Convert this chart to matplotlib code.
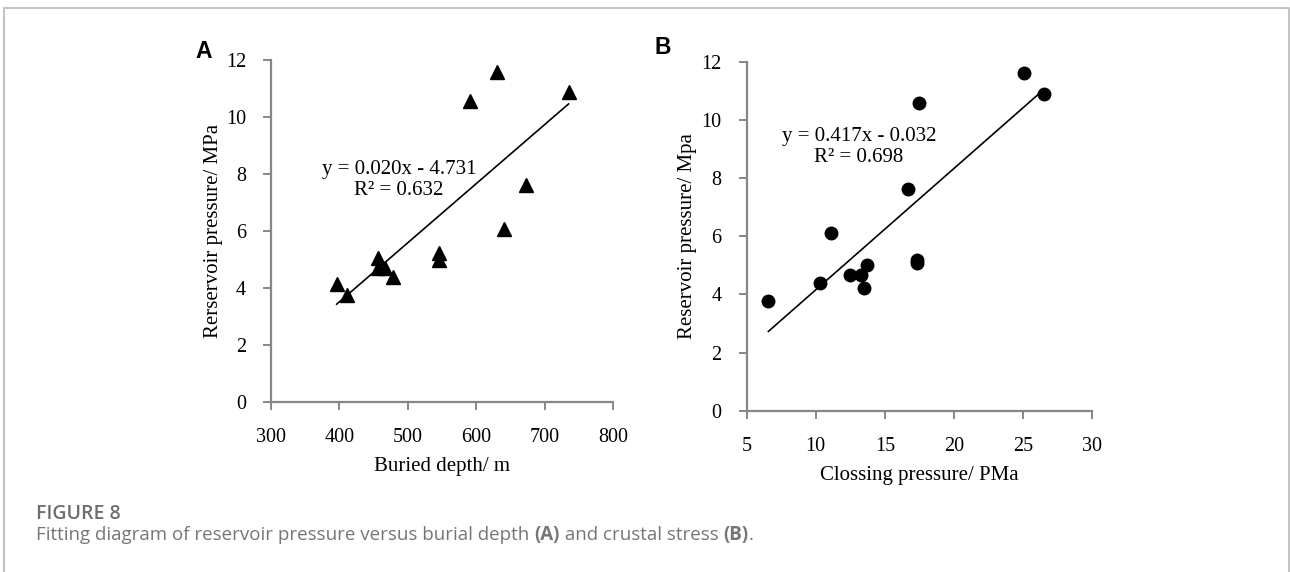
import matplotlib
matplotlib.use("Agg")
import matplotlib.pyplot as plt
import numpy as np

# panel A: buried depth vs reservoir pressure
depth = [396, 411.6, 457, 457, 467, 479, 545.6, 546, 591, 630, 640.6, 673, 735]
press_a = [4.15, 3.74, 5.03, 4.68, 4.68, 4.39, 5.21, 4.97, 10.56, 11.58, 6.08, 7.6, 10.88]

# panel B: closing pressure vs reservoir pressure
closing = [6.57, 10.3, 11.07, 12.47, 13.27, 13.48, 13.7, 16.68, 17.29, 17.29, 17.48, 25.07, 26.52]
press_b = [3.77, 4.38, 6.12, 4.67, 4.67, 4.21, 5.01, 7.61, 5.18, 5.09, 10.57, 11.6, 10.88]

xticks_a = [300, 400, 500, 600, 700, 800]
xticks_b = [5, 10, 15, 20, 25, 30]
yticks = [0, 2, 4, 6, 8, 10, 12]

serif = "Liberation Serif"
spine_col = "#878787"

fig = plt.figure(figsize=(12.9, 5.72), dpi=100)


def style(ax, xt, xlim):
    ax.set_xlim(xlim)
    ax.set_ylim(0, 12)
    ax.set_xticks(xt)
    ax.set_yticks(yticks)
    for s in ["top", "right"]:
        ax.spines[s].set_visible(False)
    for s in ["left", "bottom"]:
        ax.spines[s].set_color(spine_col)
        ax.spines[s].set_linewidth(1.6)
    ax.tick_params(direction="out", length=6, width=1.4, color=spine_col,
                   labelsize=14.5)
    ax.tick_params(axis="x", pad=13)
    ax.tick_params(axis="y", pad=12)
    for lab in ax.get_xticklabels() + ax.get_yticklabels():
        lab.set_fontfamily(serif)
    ax.patch.set_alpha(0)


axA = fig.add_axes([0.2101, 0.2977, 0.2651, 0.5974])
style(axA, xticks_a, (300, 800))
axA.plot(depth, press_a, "^", color="black", ms=10, clip_on=False)
ka, ba = np.polyfit(depth, press_a, 1)
xa = np.array([min(depth), max(depth)])
axA.plot(xa, ka * xa + ba, color="black", lw=1.2)
axA.set_xlabel("Buried depth/ m", family=serif, fontsize=15, labelpad=7)
axA.set_ylabel("Rerservoir pressure/ MPa", family=serif, fontsize=15, labelpad=2)
axA.text(0.374, 0.648, "y = 0.020x - 4.731\nR\u00b2 = 0.632", transform=axA.transAxes,
         ha="center", va="center", family=serif, fontsize=15, linespacing=1.12)

axB = fig.add_axes([0.5788, 0.2820, 0.2679, 0.6101])
style(axB, xticks_b, (5, 30))
axB.plot(closing, press_b, "o", color="black", ms=9, clip_on=False)
kb, bb = np.polyfit(closing, press_b, 1)
xb = np.array([min(closing), max(closing)])
axB.plot(xb, kb * xb + bb, color="black", lw=1.2)
axB.set_xlabel("Clossing pressure/ PMa", family=serif, fontsize=15, labelpad=7)
axB.set_ylabel("Reservoir pressure/ Mpa", family=serif, fontsize=15, labelpad=3)
axB.text(0.325, 0.756, "y = 0.417x - 0.032\nR\u00b2 = 0.698", transform=axB.transAxes,
         ha="center", va="center", family=serif, fontsize=15, linespacing=1.15)

fig.text(204 / 1290, 1 - 52 / 572, "A", family="Liberation Sans", weight="bold",
         fontsize=16.5, ha="center", va="center")
fig.text(663 / 1290, 1 - 48 / 572, "B", family="Liberation Sans", weight="bold",
         fontsize=16.5, ha="center", va="center")

# caption
fig.text(36 / 1290, 1 - 514 / 572, "FIGURE 8", family="Open Sans", weight="semibold",
         fontsize=14, color="#6e6e6e", va="center")
parts = [("Fitting diagram of reservoir pressure versus burial depth ", "normal"),
         ("(A)", "bold"), (" and crustal stress ", "normal"), ("(B)", "bold"), (".", "normal")]
renderer = fig.canvas.get_renderer()
x0 = 36 / 1290
for txt, w in parts:
    t = fig.text(x0, 1 - 535 / 572, txt, family="Open Sans", weight=w, fontsize=13.5,
                 color="#767676", va="center")
    x0 = t.get_window_extent(renderer).x1 / fig.bbox.width

# border around the figure
bc = "#c4c4c4"
L, T, R = 4 / 1290, 1 - 8 / 572, 1288.5 / 1290
fig.add_artist(plt.Line2D([L, L, R, R], [0, T, T, 0], color=bc, lw=1.5,
                          transform=fig.transFigure))

fig.savefig("out.png", dpi=100)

> **Required task**
Leave out the pictures and repeat exactly the lines from the start of the material through the line that contains "10.57, 11.6, 10.88]", both included.

> **Answer for this exercise**
Convert this chart to matplotlib code.
import matplotlib
matplotlib.use("Agg")
import matplotlib.pyplot as plt
import numpy as np

# panel A: buried depth vs reservoir pressure
depth = [396, 411.6, 457, 457, 467, 479, 545.6, 546, 591, 630, 640.6, 673, 735]
press_a = [4.15, 3.74, 5.03, 4.68, 4.68, 4.39, 5.21, 4.97, 10.56, 11.58, 6.08, 7.6, 10.88]

# panel B: closing pressure vs reservoir pressure
closing = [6.57, 10.3, 11.07, 12.47, 13.27, 13.48, 13.7, 16.68, 17.29, 17.29, 17.48, 25.07, 26.52]
press_b = [3.77, 4.38, 6.12, 4.67, 4.67, 4.21, 5.01, 7.61, 5.18, 5.09, 10.57, 11.6, 10.88]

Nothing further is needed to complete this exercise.